┌──
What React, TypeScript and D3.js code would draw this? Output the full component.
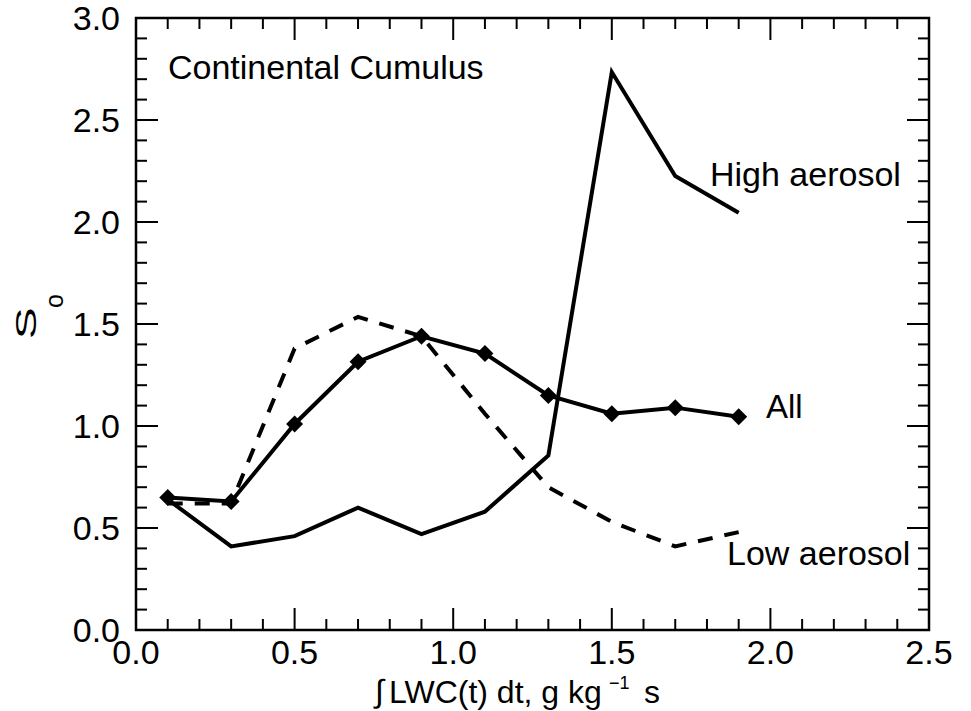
import React from "react";
import * as d3 from "d3";

const xValues = [0.1, 0.3, 0.5, 0.7, 0.9, 1.1, 1.3, 1.5, 1.7, 1.9];
const allValues = [0.65, 0.63, 1.01, 1.315, 1.44, 1.355, 1.15, 1.06, 1.09, 1.045];
const highAerosol = [0.64, 0.41, 0.46, 0.6, 0.47, 0.58, 0.855, 2.735, 2.225, 2.045];
const lowAerosol = [0.62, 0.62, 1.38, 1.535, 1.44, 1.06, 0.7, 0.53, 0.41, 0.48];
const xTickLabels = ["0.0", "0.5", "1.0", "1.5", "2.0", "2.5"];
const yTickLabels = ["0.0", "0.5", "1.0", "1.5", "2.0", "2.5", "3.0"];

const W = 971;
const H = 711;
const L = 136, R = 929, T = 18, B = 630;
const FONT = "'Liberation Sans', Arial, Helvetica, sans-serif";

export default function App() {
  const x = d3.scaleLinear().domain([0, 2.5]).range([L, R]);
  const y = d3.scaleLinear().domain([0, 3]).range([B, T]);

  const line = d3
    .line<[number, number]>()
    .x((d) => x(d[0]))
    .y((d) => y(d[1]));

  const zip = (vals: number[]) => xValues.map((v, i) => [v, vals[i]] as [number, number]);

  const xMinor = d3.range(0, 26).map((i) => i / 10);
  const yMinor = d3.range(0, 31).map((i) => i / 10);
  const isMajor = (v: number) => Math.abs(v * 2 - Math.round(v * 2)) < 1e-6;

  const diamond = d3.symbol().type(d3.symbolSquare).size(144)();

  return (
    <svg
      width={W}
      height={H}
      style={{ position: "absolute", left: 0, top: 0, background: "#fff" }}
      fontFamily={FONT}
    >
      <rect x={0} y={0} width={W} height={H} fill="#fff" />
      {/* ticks */}
      <g stroke="#000" strokeWidth={2}>
        {xMinor.map((v, i) => {
          const len = isMajor(v) ? 22 : 11;
          return (
            <g key={"xt" + i}>
              <line x1={x(v)} x2={x(v)} y1={B} y2={B - len} />
              <line x1={x(v)} x2={x(v)} y1={T} y2={T + len} />
            </g>
          );
        })}
        {yMinor.map((v, i) => {
          const len = isMajor(v) ? 22 : 11;
          return (
            <g key={"yt" + i}>
              <line x1={L} x2={L + len} y1={y(v)} y2={y(v)} />
              <line x1={R} x2={R - len} y1={y(v)} y2={y(v)} />
            </g>
          );
        })}
      </g>
      <rect x={L} y={T} width={R - L} height={B - T} fill="none" stroke="#000" strokeWidth={2.5} />

      {/* tick labels */}
      <g fontSize={34} fill="#000">
        {xTickLabels.map((t) => (
          <text key={"xl" + t} x={x(+t)} y={664} textAnchor="middle">
            {t}
          </text>
        ))}
        {yTickLabels.map((t) => (
          <text key={"yl" + t} x={120} y={y(+t) + 12} textAnchor="end">
            {t}
          </text>
        ))}
      </g>

      {/* x axis title */}
      <g fill="#000">
        <text x={375} y={702} fontSize={32}>∫</text>
        <text x={389} y={703} fontSize={32}>LWC(t) dt, g kg</text>
        <text x={609} y={689} fontSize={18}>−1</text>
        <text x={644} y={703} fontSize={32}>s</text>
      </g>

      {/* y axis title */}
      <g transform="translate(36,336) rotate(-90)" fill="#000">
        <text x={-2} y={0} fontSize={30} transform="scale(1.6,1)">S</text>
        <text x={28} y={27} fontSize={25}>o</text>
      </g>

      {/* lines */}
      <path d={line(zip(highAerosol)) || ""} fill="none" stroke="#000" strokeWidth={4} />
      <path
        d={line(zip(lowAerosol)) || ""}
        fill="none"
        stroke="#000"
        strokeWidth={4}
        strokeDasharray="15,12"
      />
      <path d={line(zip(allValues)) || ""} fill="none" stroke="#000" strokeWidth={4} />
      {xValues.map((v, i) => (
        <path
          key={"m" + i}
          d={diamond || ""}
          transform={`translate(${x(v)},${y(allValues[i])}) rotate(45)`}
          fill="#000"
        />
      ))}

      {/* annotations */}
      <g fontSize={34} fill="#000">
        <text x={168} y={79}>Continental Cumulus</text>
        <text x={710} y={186}>High aerosol</text>
        <text x={727} y={565}>Low aerosol</text>
        <text x={766} y={418} fontSize={33}>All</text>
      </g>
    </svg>
  );
}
└──
### [WRITTEN TASK]
With all pictures left out, please transcribe exactly the lines from the start of the material through the line with "const diamond = d3.symbol().type(d3.symbolSquare).size(144)();".

### [SOLUTION TO THE EXERCISE]
What React, TypeScript and D3.js code would draw this? Output the full component.
import React from "react";
import * as d3 from "d3";

const xValues = [0.1, 0.3, 0.5, 0.7, 0.9, 1.1, 1.3, 1.5, 1.7, 1.9];
const allValues = [0.65, 0.63, 1.01, 1.315, 1.44, 1.355, 1.15, 1.06, 1.09, 1.045];
const highAerosol = [0.64, 0.41, 0.46, 0.6, 0.47, 0.58, 0.855, 2.735, 2.225, 2.045];
const lowAerosol = [0.62, 0.62, 1.38, 1.535, 1.44, 1.06, 0.7, 0.53, 0.41, 0.48];
const xTickLabels = ["0.0", "0.5", "1.0", "1.5", "2.0", "2.5"];
const yTickLabels = ["0.0", "0.5", "1.0", "1.5", "2.0", "2.5", "3.0"];

const W = 971;
const H = 711;
const L = 136, R = 929, T = 18, B = 630;
const FONT = "'Liberation Sans', Arial, Helvetica, sans-serif";

export default function App() {
  const x = d3.scaleLinear().domain([0, 2.5]).range([L, R]);
  const y = d3.scaleLinear().domain([0, 3]).range([B, T]);

  const line = d3
    .line<[number, number]>()
    .x((d) => x(d[0]))
    .y((d) => y(d[1]));

  const zip = (vals: number[]) => xValues.map((v, i) => [v, vals[i]] as [number, number]);

  const xMinor = d3.range(0, 26).map((i) => i / 10);
  const yMinor = d3.range(0, 31).map((i) => i / 10);
  const isMajor = (v: number) => Math.abs(v * 2 - Math.round(v * 2)) < 1e-6;

  const diamond = d3.symbol().type(d3.symbolSquare).size(144)();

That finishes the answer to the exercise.